- Work to do
Extract the lines from the first one in the records below through the line containing "ax.axvline(0, color='#e6c8d4', linewidth=1.2, zorder=4)", keeping both ends and leaving out any pictures.

(Collection entries)
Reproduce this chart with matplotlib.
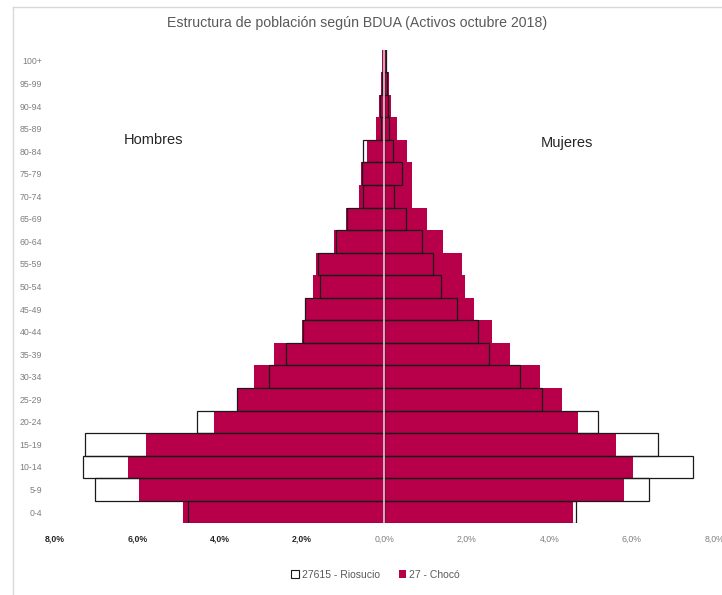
import numpy as np
import matplotlib
matplotlib.use('Agg')
import matplotlib.pyplot as plt
from matplotlib.patches import Patch
from matplotlib.lines import Line2D

plt.rcParams['font.family'] = ['Liberation Sans', 'DejaVu Sans']

# Datos (porcentaje de la poblacion)
grupos = ['0-4', '5-9', '10-14', '15-19', '20-24', '25-29', '30-34', '35-39', '40-44',
          '45-49', '50-54', '55-59', '60-64', '65-69', '70-74', '75-79', '80-84',
          '85-89', '90-94', '95-99', '100+']

choco_hombres = [4.89, 5.95, 6.22, 5.78, 4.13, 3.58, 3.16, 2.69, 2.01, 1.94, 1.73,
                 1.66, 1.23, 0.93, 0.61, 0.58, 0.43, 0.20, 0.13, 0.09, 0.06]
choco_mujeres = [4.58, 5.82, 6.03, 5.61, 4.69, 4.30, 3.77, 3.04, 2.60, 2.18, 1.95,
                 1.88, 1.42, 1.04, 0.66, 0.68, 0.55, 0.31, 0.15, 0.10, 0.06]
rio_hombres = [4.77, 7.02, 7.31, 7.26, 4.55, 3.59, 2.81, 2.40, 1.97, 1.92, 1.56,
               1.61, 1.18, 0.90, 0.53, 0.55, 0.53, 0.08, 0.11, 0.07, 0.04]
rio_mujeres = [4.65, 6.42, 7.49, 6.64, 5.19, 3.83, 3.30, 2.54, 2.26, 1.76, 1.37,
               1.17, 0.91, 0.52, 0.23, 0.42, 0.21, 0.10, 0.08, 0.06, 0.04]

ticks_x = [-8, -6, -4, -2, 0, 2, 4, 6, 8]
etiquetas_x = ['8,0%', '6,0%', '4,0%', '2,0%', '0,0%', '2,0%', '4,0%', '6,0%', '8,0%']

color_choco = '#B70049'
y = np.arange(len(grupos))

fig = plt.figure(figsize=(7.22, 5.95), dpi=100)
ax = fig.add_axes([0.076, 0.1205, 0.913, 0.796])

# Riosucio (fondo blanco)
ax.barh(y, -np.array(rio_hombres), height=1.0, color='white', edgecolor='none', zorder=1)
ax.barh(y, rio_mujeres, height=1.0, color='white', edgecolor='none', zorder=1)
# Choco
ax.barh(y, -np.array(choco_hombres), height=1.0, color=color_choco, edgecolor='none', zorder=2)
ax.barh(y, choco_mujeres, height=1.0, color=color_choco, edgecolor='none', zorder=2)
# Contorno de Riosucio encima
ax.barh(y, -np.array(rio_hombres), height=1.0, fill=False, edgecolor='#1a1a1a', linewidth=0.9, zorder=3)
ax.barh(y, rio_mujeres, height=1.0, fill=False, edgecolor='#1a1a1a', linewidth=0.9, zorder=3)

ax.axvline(0, color='#e6c8d4', linewidth=1.2, zorder=4)

ax.set_xlim(-8, 8)
ax.set_ylim(-0.5, len(grupos) - 0.5)
ax.set_xticks(ticks_x)
ax.set_xticklabels(etiquetas_x)
ax.set_yticks(y)
ax.set_yticklabels(grupos)
ax.tick_params(axis='both', length=0, labelsize=6.3, colors='#7f7f7f')
ax.tick_params(axis='x', pad=8)
ax.tick_params(axis='y', pad=9)
for i, lab in enumerate(ax.get_xticklabels()):
    if i < 4:
        lab.set_color('#262626')
        lab.set_fontweight('bold')
for s in ax.spines.values():
    s.set_visible(False)

fig.text(0.494, 0.962, 'Estructura de población según BDUA (Activos octubre 2018)',
         ha='center', va='center', fontsize=10.2, color='#595959')
fig.text(0.171, 0.765, 'Hombres', ha='left', va='center', fontsize=10.5, color='#262626')
fig.text(0.749, 0.760, 'Mujeres', ha='left', va='center', fontsize=10.5, color='#262626')

# borde del area del grafico
fig.add_artist(Line2D([0.018, 1.0], [0.988, 0.988], color='#d9d9d9', linewidth=1))
fig.add_artist(Line2D([0.018, 0.018], [0.0, 0.988], color='#d9d9d9', linewidth=1))

handles = [Patch(facecolor='white', edgecolor='#1a1a1a', linewidth=0.8, label='27615 - Riosucio'),
           Patch(facecolor=color_choco, edgecolor='none', label='27 - Chocó')]
fig.legend(handles=handles, loc='center', bbox_to_anchor=(0.52, 0.034), ncol=2, frameon=False,
           fontsize=7.5, handlelength=0.7, handleheight=0.7, handletextpad=0.3, columnspacing=1.8,
           labelcolor='#595959')

fig.savefig('out.png', dpi=100)
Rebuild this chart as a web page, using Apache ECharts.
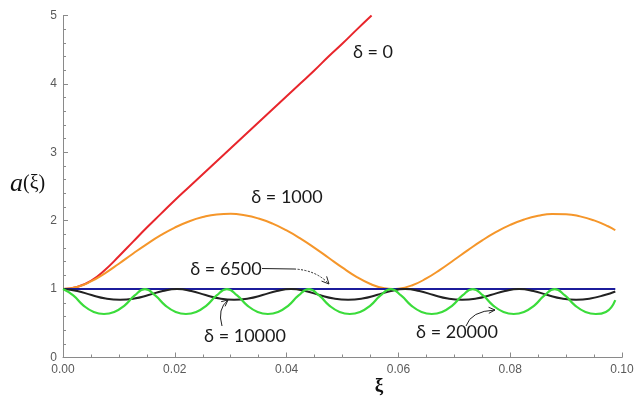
<!DOCTYPE html>
<html><head><meta charset="utf-8">
<script src="https://cdn.jsdelivr.net/npm/echarts@6/dist/echarts.min.js"></script>
<style>html,body{margin:0;padding:0;background:#fff}#c{width:637px;height:399px}</style>
</head><body><div id="c"></div>
<script>
// ---- data ----
const seriesNames = ['δ = 0', 'δ = 1000', 'δ = 6500', 'δ = 10000', 'δ = 20000'];

const xiRed = [0,0.0025,0.005,0.0075,0.01,0.0125,0.015,0.0175,0.02,0.0225,0.025,0.0275,0.03,0.0325,0.035,0.0375,0.04,0.0425,0.045,0.0475,0.05,0.0525,0.0552];
const aRed  = [1,1.03,1.12,1.28,1.48,1.69,1.90,2.10,2.30,2.49,2.68,2.87,3.06,3.25,3.44,3.63,3.82,4.01,4.20,4.40,4.59,4.79,5.0];

const xiOrange = [0,0.0025,0.005,0.0075,0.01,0.0125,0.015,0.0175,0.02,0.0225,0.025,0.0275,0.03,0.0325,0.035,0.0375,0.04,0.0425,0.045,0.0475,0.05,0.0525,0.055,0.0575,0.059,0.06,0.0625,0.065,0.0675,0.07,0.0725,0.075,0.0775,0.08,0.0825,0.085,0.0875,0.09,0.0925,0.095,0.0975,0.0988];
const aOrange  = [1,1.030,1.112,1.231,1.371,1.517,1.658,1.788,1.900,1.989,2.053,2.091,2.100,2.079,2.031,1.957,1.857,1.738,1.603,1.458,1.313,1.180,1.074,1.011,1.0,1.005,1.057,1.156,1.285,1.429,1.574,1.712,1.835,1.939,2.018,2.072,2.099,2.095,2.063,2.004,1.919,1.860];

const xiBlue = [0,0.0988];
const aBlue  = [1,1];

const xiBlack = [0,0.00255,0.0051,0.00765,0.0102,0.01275,0.0153,0.01785,0.0204,0.02295,0.0255,0.02805,0.0306,0.03315,0.0357,0.03825,0.0408,0.04335,0.0459,0.04845,0.051,0.05355,0.0561,0.05865,0.0612,0.06375,0.0663,0.06885,0.0714,0.07395,0.0765,0.07905,0.0816,0.08415,0.0867,0.08925,0.0918,0.09435,0.0969,0.0988];
const aBlack  = [1,0.972,0.913,0.863,0.845,0.863,0.913,0.972,1,0.972,0.913,0.863,0.845,0.863,0.913,0.972,1,0.972,0.913,0.863,0.845,0.863,0.913,0.972,1,0.972,0.913,0.863,0.845,0.863,0.913,0.972,1,0.972,0.913,0.863,0.845,0.863,0.913,0.965];

const xiGreen = [0,0.00183,0.00367,0.0055,0.00733,0.00916,0.011,0.01283,0.01466,0.01649,0.01833,0.02016,0.02199,0.02382,0.02566,0.02749,0.02932,0.03115,0.03299,0.03482,0.03665,0.03848,0.04032,0.04215,0.04398,0.04581,0.04765,0.04948,0.05131,0.05314,0.05498,0.05681,0.05864,0.06047,0.06231,0.06414,0.06597,0.0678,0.06964,0.07147,0.0733,0.07513,0.07697,0.0788,0.08063,0.08246,0.0843,0.08613,0.08796,0.08979,0.09163,0.09346,0.09529,0.09712,0.0988];
const aGreen  = [1,0.907,0.759,0.666,0.636,0.666,0.759,0.907,1,0.907,0.759,0.666,0.636,0.666,0.759,0.907,1,0.907,0.759,0.666,0.636,0.666,0.759,0.907,1,0.907,0.759,0.666,0.636,0.666,0.759,0.907,1,0.907,0.759,0.666,0.636,0.666,0.759,0.907,1,0.907,0.759,0.666,0.636,0.666,0.759,0.907,1,0.907,0.759,0.666,0.636,0.666,0.84];

const xTickValues = [0,0.02,0.04,0.06,0.08,0.10];
const yTickValues = [0,1,2,3,4,5];

// ---- chart ----
const zip = (xs, ys) => xs.map((x, i) => [x, ys[i]]);
const chart = echarts.init(document.getElementById('c'), null, {renderer: 'canvas'});

const axisGray = '#8a8a8a';
const labelGray = '#5a5a5a';

function lineSeries(name, xs, ys, color, w, smooth) {
  return {
    name, type: 'line', data: zip(xs, ys), showSymbol: false, symbol: 'none',
    smooth: smooth, smoothMonotone: null,
    lineStyle: {color, width: w}, itemStyle: {color}, z: 3
  };
}

function arrowHead(x, y, fx, fy, len, ang) {
  const dx = fx - x, dy = fy - y, d = Math.hypot(dx, dy);
  const ux = dx / d, uy = dy / d;
  const c = Math.cos(ang), s = Math.sin(ang);
  const p1 = [x + len * (ux * c - uy * s), y + len * (ux * s + uy * c)];
  const p2 = [x + len * (ux * c + uy * s), y + len * (-ux * s + uy * c)];
  return {type: 'polyline', shape: {points: [p1, [x, y], p2]}, style: {stroke: '#222', lineWidth: 1, fill: null}, z: 10};
}

const textStyle = (txt, x, y) => ({
  type: 'text', x, y, z: 10,
  style: {text: txt, font: '18px Lato', fill: '#1a1a1a', textAlign: 'center', textVerticalAlign: 'middle'}
});

const option = {
  animation: false,
  backgroundColor: '#fff',
  grid: {left: 63, right: 15, top: 15.5, bottom: 41.5, containLabel: false},
  xAxis: {
    type: 'value', min: 0, max: 0.1, interval: 0.02,
    axisLine: {show: true, onZero: false, lineStyle: {color: axisGray, width: 1}},
    axisTick: {show: true, inside: true, length: 5, lineStyle: {color: axisGray}},
    minorTick: {show: true, splitNumber: 4, length: 3, lineStyle: {color: axisGray}},
    axisLabel: {color: labelGray, fontSize: 12, fontFamily: 'Liberation Sans', margin: 6,
      formatter: v => xTickValues.find(t => Math.abs(t - v) < 1e-9) !== undefined ? v.toFixed(2) : ''},
    splitLine: {show: false}
  },
  yAxis: {
    type: 'value', min: 0, max: 5, interval: 1,
    axisLine: {show: true, onZero: false, lineStyle: {color: axisGray, width: 1}},
    axisTick: {show: true, inside: true, length: 5, lineStyle: {color: axisGray}},
    minorTick: {show: true, splitNumber: 5, length: 3, lineStyle: {color: axisGray}},
    axisLabel: {color: labelGray, fontSize: 12, fontFamily: 'Liberation Sans', margin: 6,
      formatter: v => yTickValues.includes(v) ? String(v) : ''},
    splitLine: {show: false}
  },
  series: [
    lineSeries(seriesNames[0], xiRed, aRed, '#e8262c', 2, 0.5),
    lineSeries(seriesNames[1], xiOrange, aOrange, '#f5962a', 2, 0.5),
    lineSeries(seriesNames[2], xiBlue, aBlue, '#1c1c9c', 2, false),
    lineSeries(seriesNames[3], xiBlack, aBlack, '#222222', 2, 0.5),
    lineSeries(seriesNames[4], xiGreen, aGreen, '#3bdc3b', 2.2, 0.5)
  ],
  graphic: [
    // axis titles
    {type: 'text', x: 10, y: 184, z: 10,
      style: {text: '{a|a}{p|(ξ)}', textVerticalAlign: 'middle',
        rich: {a: {fontFamily: 'Liberation Serif', fontStyle: 'italic', fontSize: 26, fill: '#111'},
               p: {fontFamily: 'Liberation Serif', fontSize: 20, fill: '#111'}}}},
    {type: 'text', x: 379, y: 386, z: 10,
      style: {text: 'ξ', font: 'bold 19px "Liberation Serif"', fill: '#111', textAlign: 'center', textVerticalAlign: 'middle'}},
    // curve annotations
    textStyle(seriesNames[0], 373, 52),
    textStyle(seriesNames[1], 287, 197),
    textStyle(seriesNames[2], 226, 269),
    textStyle(seriesNames[3], 245, 336),
    textStyle(seriesNames[4], 457, 332),
    // δ = 6500 arrow
    {type: 'line', shape: {x1: 262, y1: 268.5, x2: 294, y2: 269}, style: {stroke: '#222', lineWidth: 1}, z: 10},
    {type: 'bezierCurve', shape: {x1: 294, y1: 269, cpx1: 316, cpy1: 270, x2: 329, y2: 284}, style: {stroke: '#222', lineWidth: 1, lineDash: [2, 1.5], fill: null}, z: 10},
    arrowHead(329, 284, 316, 270, 8, 0.45),
    // δ = 10000 arrow
    {type: 'bezierCurve', shape: {x1: 222, y1: 326, cpx1: 217, cpy1: 309, x2: 228, y2: 300}, style: {stroke: '#222', lineWidth: 1, fill: null}, z: 10},
    arrowHead(228, 300, 217, 309, 7, 0.45),
    // δ = 20000 arrow
    {type: 'bezierCurve', shape: {x1: 466, y1: 326, cpx1: 471, cpy1: 311, x2: 495, y2: 310}, style: {stroke: '#222', lineWidth: 1, fill: null}, z: 10},
    arrowHead(495, 310, 471, 311, 7, 0.45)
  ]
};
chart.setOption(option);
</script>
</body></html>
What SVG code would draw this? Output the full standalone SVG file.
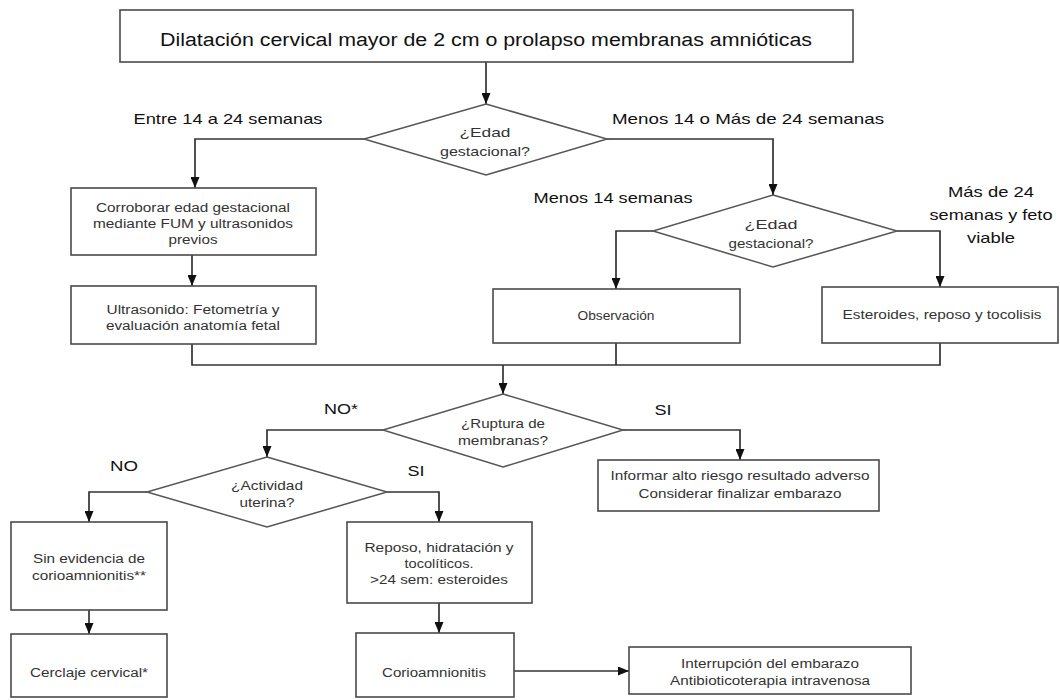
<svg xmlns="http://www.w3.org/2000/svg" width="1060" height="700" viewBox="0 0 1060 700">
<style>
.box{fill:#fff;stroke:#4a4a4a;stroke-width:1.6}
.dia{fill:#fff;stroke:#555;stroke-width:1.5}
.con{fill:none;stroke:#333;stroke-width:1.7}
text{font-family:"Liberation Sans",Arial,sans-serif;fill:#222;text-anchor:middle;dominant-baseline:central}
.t{font-size:18px;fill:#111}
.l{font-size:15px;fill:#111}
.d{font-size:13.5px;fill:#333}
.s{font-size:12.5px;fill:#333}
</style>
<defs>
<marker id="ah" viewBox="0 0 11 9" refX="11" refY="4.5" markerWidth="11" markerHeight="9" orient="auto" markerUnits="userSpaceOnUse">
<path d="M0,0 L11,4.5 L0,9 z" fill="#111"/>
</marker>
</defs>
<rect width="1060" height="700" fill="#fff"/>
<g id="connectors">
<path class="con" d="M486,62 V104" marker-end="url(#ah)"/>
<path class="con" d="M364,139 H195 V188" marker-end="url(#ah)"/>
<path class="con" d="M607,139 H773 V195" marker-end="url(#ah)"/>
<path class="con" d="M192,255 V286" marker-end="url(#ah)"/>
<path class="con" d="M653,231 H616 V289" marker-end="url(#ah)"/>
<path class="con" d="M897,231 H940 V287" marker-end="url(#ah)"/>
<path class="con" d="M192,344 V365 H940 V343 M616,343 V365"/>
<path class="con" d="M503,365 V394" marker-end="url(#ah)"/>
<path class="con" d="M383,430 H267 V457" marker-end="url(#ah)"/>
<path class="con" d="M623,430 H740 V460" marker-end="url(#ah)"/>
<path class="con" d="M147,492 H89 V522" marker-end="url(#ah)"/>
<path class="con" d="M387,492 H439 V522" marker-end="url(#ah)"/>
<path class="con" d="M89,610 V634" marker-end="url(#ah)"/>
<path class="con" d="M439,603 V633" marker-end="url(#ah)"/>
<path class="con" d="M514,671 H629" marker-end="url(#ah)"/>
</g>
<g id="labels">
<text class="l" x="228" y="118" textLength="189" lengthAdjust="spacingAndGlyphs">Entre 14 a 24 semanas</text>
<text class="l" x="748" y="118" textLength="272" lengthAdjust="spacingAndGlyphs">Menos 14 o  Más de 24 semanas</text>
<text class="l" x="613" y="197" textLength="159" lengthAdjust="spacingAndGlyphs">Menos 14 semanas</text>
<text class="l" x="991" y="191" textLength="86" lengthAdjust="spacingAndGlyphs">Más de 24</text>
<text class="l" x="991" y="214" textLength="123" lengthAdjust="spacingAndGlyphs">semanas y feto</text>
<text class="l" x="991" y="237" textLength="48" lengthAdjust="spacingAndGlyphs">viable</text>
<text class="l" x="341" y="408" textLength="34" lengthAdjust="spacingAndGlyphs">NO*</text>
<text class="l" x="663" y="409" textLength="17" lengthAdjust="spacingAndGlyphs">SI</text>
<text class="l" x="124" y="465" textLength="28" lengthAdjust="spacingAndGlyphs">NO</text>
<text class="l" x="416" y="470" textLength="17" lengthAdjust="spacingAndGlyphs">SI</text>
</g>
<g id="n-start">
<rect class="box" x="120" y="10" width="733" height="52"/>
<text class="t" x="486" y="40" textLength="652" lengthAdjust="spacingAndGlyphs">Dilatación cervical mayor de 2 cm o prolapso membranas amnióticas</text>
</g>
<g id="d-edad1">
<polygon class="dia" points="486,104 607,139 486,175 364,139"/>
<text class="d" x="485" y="132" textLength="51" lengthAdjust="spacingAndGlyphs">¿Edad</text>
<text class="d" x="485" y="151" textLength="90" lengthAdjust="spacingAndGlyphs">gestacional?</text>
</g>
<g id="n-corroborar">
<rect class="box" x="71" y="188" width="245" height="67"/>
<text class="s" x="193" y="208" textLength="194" lengthAdjust="spacingAndGlyphs">Corroborar edad gestacional</text>
<text class="s" x="193" y="224" textLength="200" lengthAdjust="spacingAndGlyphs">mediante FUM y ultrasonidos</text>
<text class="s" x="193" y="240" textLength="49" lengthAdjust="spacingAndGlyphs">previos</text>
</g>
<g id="n-ultrasonido">
<rect class="box" x="71" y="286" width="245" height="58"/>
<text class="s" x="193" y="310" textLength="173" lengthAdjust="spacingAndGlyphs">Ultrasonido: Fetometría y</text>
<text class="s" x="193" y="326" textLength="174" lengthAdjust="spacingAndGlyphs">evaluación anatomía fetal</text>
</g>
<g id="d-edad2">
<polygon class="dia" points="773,195 897,231 773,267 653,231"/>
<text class="d" x="771" y="224" textLength="53" lengthAdjust="spacingAndGlyphs">¿Edad</text>
<text class="d" x="771" y="243" textLength="85" lengthAdjust="spacingAndGlyphs">gestacional?</text>
</g>
<g id="n-observacion">
<rect class="box" x="493" y="289" width="247" height="54"/>
<text class="s" x="616" y="316" textLength="77" lengthAdjust="spacingAndGlyphs">Observación</text>
</g>
<g id="n-esteroides">
<rect class="box" x="822" y="287" width="236" height="56"/>
<text class="s" x="942" y="315" textLength="199" lengthAdjust="spacingAndGlyphs">Esteroides, reposo y tocolisis</text>
</g>
<g id="d-ruptura">
<polygon class="dia" points="503,394 623,430 503,467 383,430"/>
<text class="d" x="503" y="423" textLength="84" lengthAdjust="spacingAndGlyphs">¿Ruptura de</text>
<text class="d" x="503" y="440" textLength="90" lengthAdjust="spacingAndGlyphs">membranas?</text>
</g>
<g id="n-informar">
<rect class="box" x="598" y="460" width="281" height="51"/>
<text class="s" x="740" y="476" textLength="259" lengthAdjust="spacingAndGlyphs">Informar alto riesgo resultado adverso</text>
<text class="s" x="740" y="494" textLength="203" lengthAdjust="spacingAndGlyphs">Considerar finalizar embarazo</text>
</g>
<g id="d-actividad">
<polygon class="dia" points="267,457 387,492 267,527 147,492"/>
<text class="d" x="267" y="485" textLength="72" lengthAdjust="spacingAndGlyphs">¿Actividad</text>
<text class="d" x="267" y="502" textLength="55" lengthAdjust="spacingAndGlyphs">uterina?</text>
</g>
<g id="n-sin-evidencia">
<rect class="box" x="11" y="522" width="156" height="88"/>
<text class="s" x="89" y="559" textLength="112" lengthAdjust="spacingAndGlyphs">Sin evidencia de</text>
<text class="s" x="89" y="576" textLength="114" lengthAdjust="spacingAndGlyphs">corioamnionitis**</text>
</g>
<g id="n-cerclaje">
<rect class="box" x="11" y="634" width="156" height="63"/>
<text class="s" x="89" y="673" textLength="118" lengthAdjust="spacingAndGlyphs">Cerclaje cervical*</text>
</g>
<g id="n-reposo">
<rect class="box" x="347" y="522" width="185" height="81"/>
<text class="s" x="439" y="548" textLength="149" lengthAdjust="spacingAndGlyphs">Reposo, hidratación y</text>
<text class="s" x="439" y="564" textLength="69" lengthAdjust="spacingAndGlyphs">tocolíticos.</text>
<text class="s" x="439" y="580" textLength="138" lengthAdjust="spacingAndGlyphs">&gt;24 sem: esteroides</text>
</g>
<g id="n-corioamnionitis">
<rect class="box" x="356" y="633" width="158" height="64"/>
<text class="s" x="434" y="673" textLength="104" lengthAdjust="spacingAndGlyphs">Corioamnionitis</text>
</g>
<g id="n-interrupcion">
<rect class="box" x="629" y="647" width="282" height="47"/>
<text class="s" x="770" y="664" textLength="178" lengthAdjust="spacingAndGlyphs">Interrupción del embarazo</text>
<text class="s" x="770" y="681" textLength="200" lengthAdjust="spacingAndGlyphs">Antibioticoterapia intravenosa</text>
</g>
</svg>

- Complete output
Reproduce this chart with matplotlib.
import numpy as np
import matplotlib
matplotlib.use('Agg')
import matplotlib.pyplot as plt
from matplotlib.patches import Patch
from matplotlib.lines import Line2D

plt.rcParams['font.family'] = ['Liberation Sans', 'DejaVu Sans']

# Datos (porcentaje de la poblacion)
grupos = ['0-4', '5-9', '10-14', '15-19', '20-24', '25-29', '30-34', '35-39', '40-44',
          '45-49', '50-54', '55-59', '60-64', '65-69', '70-74', '75-79', '80-84',
          '85-89', '90-94', '95-99', '100+']

choco_hombres = [4.89, 5.95, 6.22, 5.78, 4.13, 3.58, 3.16, 2.69, 2.01, 1.94, 1.73,
                 1.66, 1.23, 0.93, 0.61, 0.58, 0.43, 0.20, 0.13, 0.09, 0.06]
choco_mujeres = [4.58, 5.82, 6.03, 5.61, 4.69, 4.30, 3.77, 3.04, 2.60, 2.18, 1.95,
                 1.88, 1.42, 1.04, 0.66, 0.68, 0.55, 0.31, 0.15, 0.10, 0.06]
rio_hombres = [4.77, 7.02, 7.31, 7.26, 4.55, 3.59, 2.81, 2.40, 1.97, 1.92, 1.56,
               1.61, 1.18, 0.90, 0.53, 0.55, 0.53, 0.08, 0.11, 0.07, 0.04]
rio_mujeres = [4.65, 6.42, 7.49, 6.64, 5.19, 3.83, 3.30, 2.54, 2.26, 1.76, 1.37,
               1.17, 0.91, 0.52, 0.23, 0.42, 0.21, 0.10, 0.08, 0.06, 0.04]

ticks_x = [-8, -6, -4, -2, 0, 2, 4, 6, 8]
etiquetas_x = ['8,0%', '6,0%', '4,0%', '2,0%', '0,0%', '2,0%', '4,0%', '6,0%', '8,0%']

color_choco = '#B70049'
y = np.arange(len(grupos))

fig = plt.figure(figsize=(7.22, 5.95), dpi=100)
ax = fig.add_axes([0.076, 0.1205, 0.913, 0.796])

# Riosucio (fondo blanco)
ax.barh(y, -np.array(rio_hombres), height=1.0, color='white', edgecolor='none', zorder=1)
ax.barh(y, rio_mujeres, height=1.0, color='white', edgecolor='none', zorder=1)
# Choco
ax.barh(y, -np.array(choco_hombres), height=1.0, color=color_choco, edgecolor='none', zorder=2)
ax.barh(y, choco_mujeres, height=1.0, color=color_choco, edgecolor='none', zorder=2)
# Contorno de Riosucio encima
ax.barh(y, -np.array(rio_hombres), height=1.0, fill=False, edgecolor='#1a1a1a', linewidth=0.9, zorder=3)
ax.barh(y, rio_mujeres, height=1.0, fill=False, edgecolor='#1a1a1a', linewidth=0.9, zorder=3)

ax.axvline(0, color='#e6c8d4', linewidth=1.2, zorder=4)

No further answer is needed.